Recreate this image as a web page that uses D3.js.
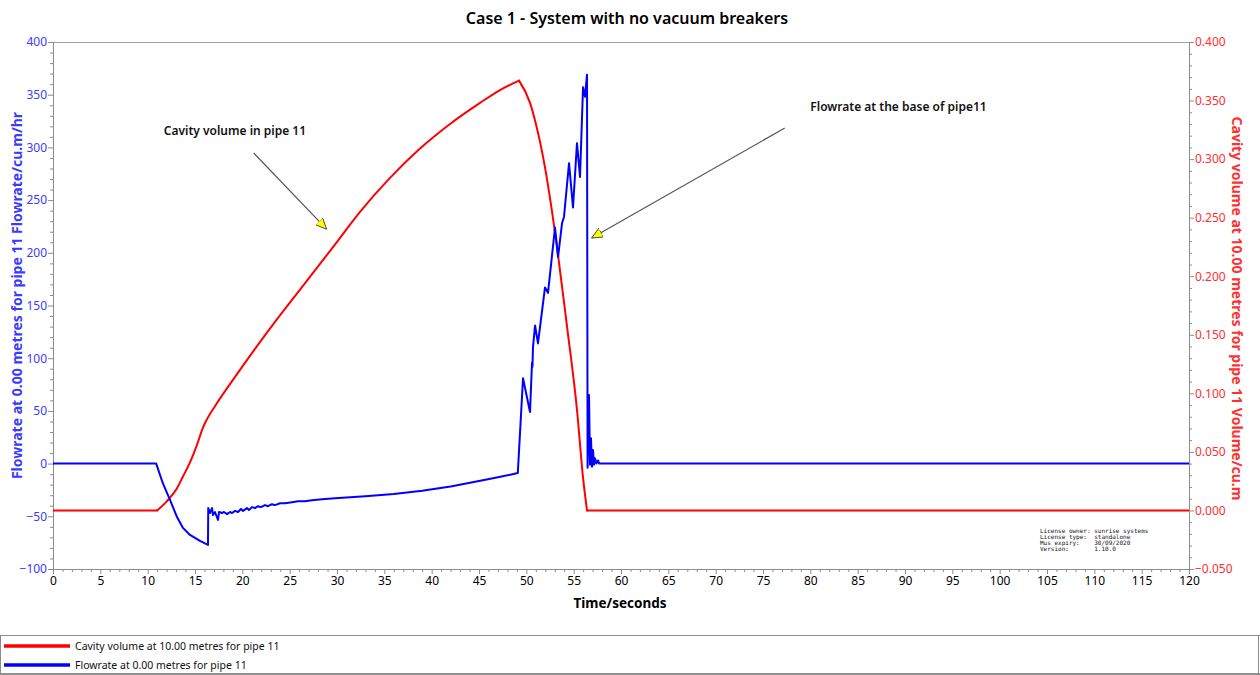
<!DOCTYPE html>
<html>
<head>
<meta charset="utf-8">
<script src="https://cdn.jsdelivr.net/npm/d3@7/dist/d3.min.js"></script>
<style>
  html, body { margin: 0; padding: 0; background: #fff; }
  svg { display: block; }
</style>
</head>
<body>
<svg id="chart" width="1260" height="675"></svg>
<script>
// ---------- data ----------
const chartTitle = "Case 1 - System with no vacuum breakers";
const xTickValues = d3.range(0, 121, 5);
const leftTickValues = d3.range(-100, 401, 50);
const rightTickValues = d3.range(-0.05, 0.4001, 0.05);

// Cavity volume at 10.00 metres for pipe 11 (time s, volume cu.m)
const cavityTime = [0, 11.0, 12.04, 13.10, 13.73, 14.47, 15.21, 15.85, 16.27, 17.11, 19.23, 21.34, 23.45, 25.56, 27.67, 29.78, 32.43, 35.60, 38.77, 41.94, 45.11, 47.22, 49.23, 50.39, 50.92, 51.97, 53.24, 54.30, 55.35, 55.99, 56.41, 120];
const cavityVolume = [0, 0, 0.008, 0.019, 0.029, 0.041, 0.056, 0.071, 0.078, 0.089, 0.114, 0.138, 0.161, 0.183, 0.205, 0.227, 0.255, 0.284, 0.309, 0.330, 0.348, 0.359, 0.367, 0.348, 0.333, 0.293, 0.225, 0.157, 0.086, 0.028, 0, 0];

// Flowrate at 0.00 metres for pipe 11 (time s, flow cu.m/hr)
const flowTime = [0, 10.9, 11.6, 12.36, 13.1, 13.73, 14.47, 15.53, 16.37, 16.4, 16.58, 16.80, 16.90, 17.11, 17.43, 17.54, 17.85, 18.06, 18.38, 18.70, 18.91, 19.23, 19.54, 19.86, 20.07, 20.49, 20.70, 21.02, 21.34, 21.65, 21.97, 22.39, 22.71, 23.13, 23.45, 23.98, 24.51, 25.25, 25.88, 26.62, 27.36, 28.42, 29.79, 33, 36, 39, 42, 45, 47, 49.1, 49.65, 50.39, 50.6, 50.65, 50.7, 50.92, 51.23, 51.97, 52.29, 53.03, 53.35, 53.77, 53.98, 54.51, 54.93, 55.35, 55.67, 55.99, 56.20, 56.41, 56.47, 56.62, 56.73, 56.83, 56.94, 57.04, 57.15, 57.25, 57.4, 57.57, 57.7, 120];
const flowRate = [0, 0, -18.6, -34.5, -50.7, -61, -67.7, -73.4, -77.2, -42.2, -46.9, -42.2, -48.8, -45.9, -53.5, -45.9, -46.9, -45.9, -47.9, -45.9, -46.9, -44.9, -45.9, -43.0, -44.9, -42.2, -44.0, -41.3, -42.2, -40.4, -41.3, -39.4, -40.4, -38.5, -39.4, -37.6, -37.6, -36.6, -35.7, -35.7, -34.7, -33.8, -32.8, -31, -28.8, -25.8, -21.8, -16.5, -13, -9, 81, 49, 96, 92, 110, 131, 114, 167, 162, 224, 196, 228, 234, 285, 243, 304, 272, 357, 348, 369, -4, 65, -1, 24, -3, 13, -1, 5, 0, 3, 0, 0];

// annotations (time s, flow cu.m/hr on left axis)
const annotationTexts = ["Cavity volume in pipe 11", "Flowrate at the base of pipe11"];
const annotationTextPos = [[11.7, 312], [80.0, 335]];
const annotationArrowFrom = [[21.2, 294.7], [77.3, 318.4]];
const annotationArrowTo = [[28.9, 222.4], [56.9, 214]];

const legendLabels = ["Cavity volume at 10.00 metres for pipe 11", "Flowrate at 0.00 metres for pipe 11"];
const licenseLines = ["License owner: sunrise systems", "License type:  standalone", "Mus expiry:    30/09/2020", "Version:       1.10.0"];

// ---------- layout ----------
const svg = d3.select("#chart");
const W = 1260, H = 675;
const plot = { left: 53, right: 1189, top: 42, bottom: 569 };
const BLUE = "#0000ff", RED = "#ff0000";
const BLUE_TXT = "#3b3bff", RED_TXT = "#ff3030";
const FONT = "'Noto Sans', 'Open Sans', sans-serif";

const x = d3.scaleLinear().domain([0, 120]).range([plot.left, plot.right]);
const yL = d3.scaleLinear().domain([-100, 400]).range([plot.bottom, plot.top]);
const yR = d3.scaleLinear().domain([-0.05, 0.4]).range([plot.bottom, plot.top]);

// title
svg.append("text").attr("x", 627).attr("y", 24).attr("text-anchor", "middle")
  .style("font-family", FONT).style("font-size", "16px").style("font-weight", 600)
  .attr("fill", "#000").text(chartTitle);

// plot frame (top border)
svg.append("line").attr("x1", plot.left).attr("x2", plot.right).attr("y1", plot.top + 0.5).attr("y2", plot.top + 0.5)
  .attr("stroke", "#a0a0a0").attr("stroke-width", 1);

// ---------- axes ----------
function styleAxis(g, color) {
  g.select(".domain").attr("stroke", "#8c8c8c");
  g.selectAll(".tick line").attr("stroke", "#8c8c8c");
  g.selectAll(".tick text").style("font-family", FONT).style("font-size", "12px").attr("fill", color);
}
const minorX = d3.range(0, 121, 1).filter(v => v % 5 !== 0);
const minorL = d3.range(-100, 401, 10).filter(v => v % 50 !== 0);
const minorR = d3.range(-50, 401, 10).filter(v => v % 50 !== 0).map(v => v / 1000);

svg.append("g").attr("transform", `translate(0,${plot.bottom})`)
  .call(d3.axisBottom(x).tickValues(minorX).tickSize(3).tickFormat(""))
  .call(g => { g.select(".domain").remove(); g.selectAll("line").attr("stroke", "#8c8c8c"); });
svg.append("g").attr("transform", `translate(${plot.left},0)`)
  .call(d3.axisLeft(yL).tickValues(minorL).tickSize(3).tickFormat(""))
  .call(g => { g.select(".domain").remove(); g.selectAll("line").attr("stroke", "#8c8c8c"); });
svg.append("g").attr("transform", `translate(${plot.right},0)`)
  .call(d3.axisRight(yR).tickValues(minorR).tickSize(3).tickFormat(""))
  .call(g => { g.select(".domain").remove(); g.selectAll("line").attr("stroke", "#8c8c8c"); });

svg.append("g").attr("transform", `translate(0,${plot.bottom})`)
  .call(d3.axisBottom(x).tickValues(xTickValues).tickSize(5).tickSizeOuter(0).tickPadding(2).tickFormat(d3.format("d")))
  .call(g => styleAxis(g, "#000"));
svg.append("g").attr("transform", `translate(${plot.left},0)`)
  .call(d3.axisLeft(yL).tickValues(leftTickValues).tickSize(5).tickSizeOuter(0).tickPadding(1).tickFormat(d3.format("d")))
  .call(g => styleAxis(g, BLUE_TXT));
svg.append("g").attr("transform", `translate(${plot.right},0)`)
  .call(d3.axisRight(yR).tickValues(rightTickValues).tickSize(5).tickSizeOuter(0).tickPadding(1).tickFormat(d3.format(".3f")))
  .call(g => styleAxis(g, RED_TXT));

// axis titles
svg.append("text").attr("transform", `translate(22,${(plot.top + plot.bottom) / 2 - 10}) rotate(-90)`)
  .attr("text-anchor", "middle").style("font-family", FONT).style("font-size", "14px").style("font-weight", 700)
  .attr("fill", BLUE_TXT).text("Flowrate at 0.00 metres for pipe 11 Flowrate/cu.m/hr");
svg.append("text").attr("transform", `translate(1232,${(plot.top + plot.bottom) / 2 + 3}) rotate(90)`)
  .attr("text-anchor", "middle").style("font-family", FONT).style("font-size", "14px").style("font-weight", 700)
  .attr("fill", RED_TXT).text("Cavity volume at 10.00 metres for pipe 11 Volume/cu.m");
svg.append("text").attr("x", 620).attr("y", 608).attr("text-anchor", "middle")
  .style("font-family", FONT).style("font-size", "13.5px").style("font-weight", 700)
  .attr("fill", "#000").text("Time/seconds");

// ---------- series ----------
const cavityData = cavityTime.map((t, i) => [t, cavityVolume[i]]);
const flowData = flowTime.map((t, i) => [t, flowRate[i]]);

svg.append("clipPath").attr("id", "clip").append("rect")
  .attr("x", plot.left).attr("y", plot.top).attr("width", plot.right - plot.left).attr("height", plot.bottom - plot.top);

// red: smooth between the corners (start of rise, peak, end of fall)
const iStart = cavityVolume.findIndex(v => v > 0) - 1;
const iPeak = d3.maxIndex(cavityVolume);
const iEnd = cavityVolume.findIndex((v, i) => i > iPeak && v === 0);
const redPieces = [
  { data: cavityData.slice(0, iStart + 1), curve: d3.curveLinear },
  { data: cavityData.slice(iStart, iPeak + 1), curve: d3.curveMonotoneX },
  { data: cavityData.slice(iPeak, iEnd + 1), curve: d3.curveMonotoneX },
  { data: cavityData.slice(iEnd), curve: d3.curveLinear }
];
redPieces.forEach(p => {
  svg.append("path").datum(p.data).attr("clip-path", "url(#clip)")
    .attr("d", d3.line().curve(p.curve).x(d => x(d[0])).y(d => yR(d[1])))
    .attr("fill", "none").attr("stroke", RED).attr("stroke-width", 2).attr("stroke-linejoin", "round").attr("stroke-linecap", "round");
});
svg.append("path").datum(flowData).attr("clip-path", "url(#clip)")
  .attr("d", d3.line().x(d => x(d[0])).y(d => yL(d[1])))
  .attr("fill", "none").attr("stroke", BLUE).attr("stroke-width", 2).attr("stroke-linejoin", "round");

// ---------- annotations ----------
const defs = svg.append("defs");
defs.append("marker").attr("id", "arrowhead").attr("viewBox", "0 0 12 10")
  .attr("refX", 11).attr("refY", 5).attr("markerWidth", 12).attr("markerHeight", 10)
  .attr("markerUnits", "userSpaceOnUse").attr("orient", "auto")
  .append("path").attr("d", "M0,0 L11,5 L0,10 Z").attr("fill", "#ffff00").attr("stroke", "#333").attr("stroke-width", 0.8);

annotationTexts.forEach((txt, i) => {
  svg.append("text").attr("x", x(annotationTextPos[i][0])).attr("y", yL(annotationTextPos[i][1]))
    .style("font-family", FONT).style("font-size", "12px").style("font-weight", 600)
    .attr("fill", "#111").text(txt);
  svg.append("line")
    .attr("x1", x(annotationArrowFrom[i][0])).attr("y1", yL(annotationArrowFrom[i][1]))
    .attr("x2", x(annotationArrowTo[i][0])).attr("y2", yL(annotationArrowTo[i][1]))
    .attr("stroke", "#555").attr("stroke-width", 1.2).attr("marker-end", "url(#arrowhead)");
});

// license block
const lic = svg.append("text").attr("x", 1040).attr("y", 533)
  .style("font-family", "'DejaVu Sans Mono', 'Liberation Mono', monospace").style("font-size", "6px")
  .attr("fill", "#111").attr("xml:space", "preserve");
licenseLines.forEach((l, i) => {
  lic.append("tspan").attr("x", 1040).attr("dy", i === 0 ? 0 : 6).style("white-space", "pre").text(l);
});

// ---------- legend ----------
svg.append("line").attr("x1", 0).attr("x2", W).attr("y1", 635.5).attr("y2", 635.5).attr("stroke", "#8c8c8c");
svg.append("line").attr("x1", 0).attr("x2", W).attr("y1", 674).attr("y2", 674).attr("stroke", "#222");
svg.append("line").attr("x1", 0.5).attr("x2", 0.5).attr("y1", 635).attr("y2", 675).attr("stroke", "#8c8c8c");
svg.append("line").attr("x1", W - 1.5).attr("x2", W - 1.5).attr("y1", 635).attr("y2", 675).attr("stroke", "#8c8c8c");
const legendColors = [RED, BLUE];
legendLabels.forEach((lab, i) => {
  const yy = 646 + i * 19;
  svg.append("line").attr("x1", 4).attr("x2", 70).attr("y1", yy).attr("y2", yy)
    .attr("stroke", legendColors[i]).attr("stroke-width", 3.5);
  svg.append("text").attr("x", 75).attr("y", yy + 4)
    .style("font-family", FONT).style("font-size", "10.5px").attr("fill", "#111").text(lab);
});
</script>
</body>
</html>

..............................

▸ EXERCISE DESCRIPTION: Repeat the listing above exactly from its first line to the line containing "const rightTickValues = d3.range(-0.05, 0.4001, 0.05);", both included, and omit the pictures.

▸ THE RESULT:
Recreate this image as a web page that uses D3.js.
<!DOCTYPE html>
<html>
<head>
<meta charset="utf-8">
<script src="https://cdn.jsdelivr.net/npm/d3@7/dist/d3.min.js"></script>
<style>
  html, body { margin: 0; padding: 0; background: #fff; }
  svg { display: block; }
</style>
</head>
<body>
<svg id="chart" width="1260" height="675"></svg>
<script>
// ---------- data ----------
const chartTitle = "Case 1 - System with no vacuum breakers";
const xTickValues = d3.range(0, 121, 5);
const leftTickValues = d3.range(-100, 401, 50);
const rightTickValues = d3.range(-0.05, 0.4001, 0.05);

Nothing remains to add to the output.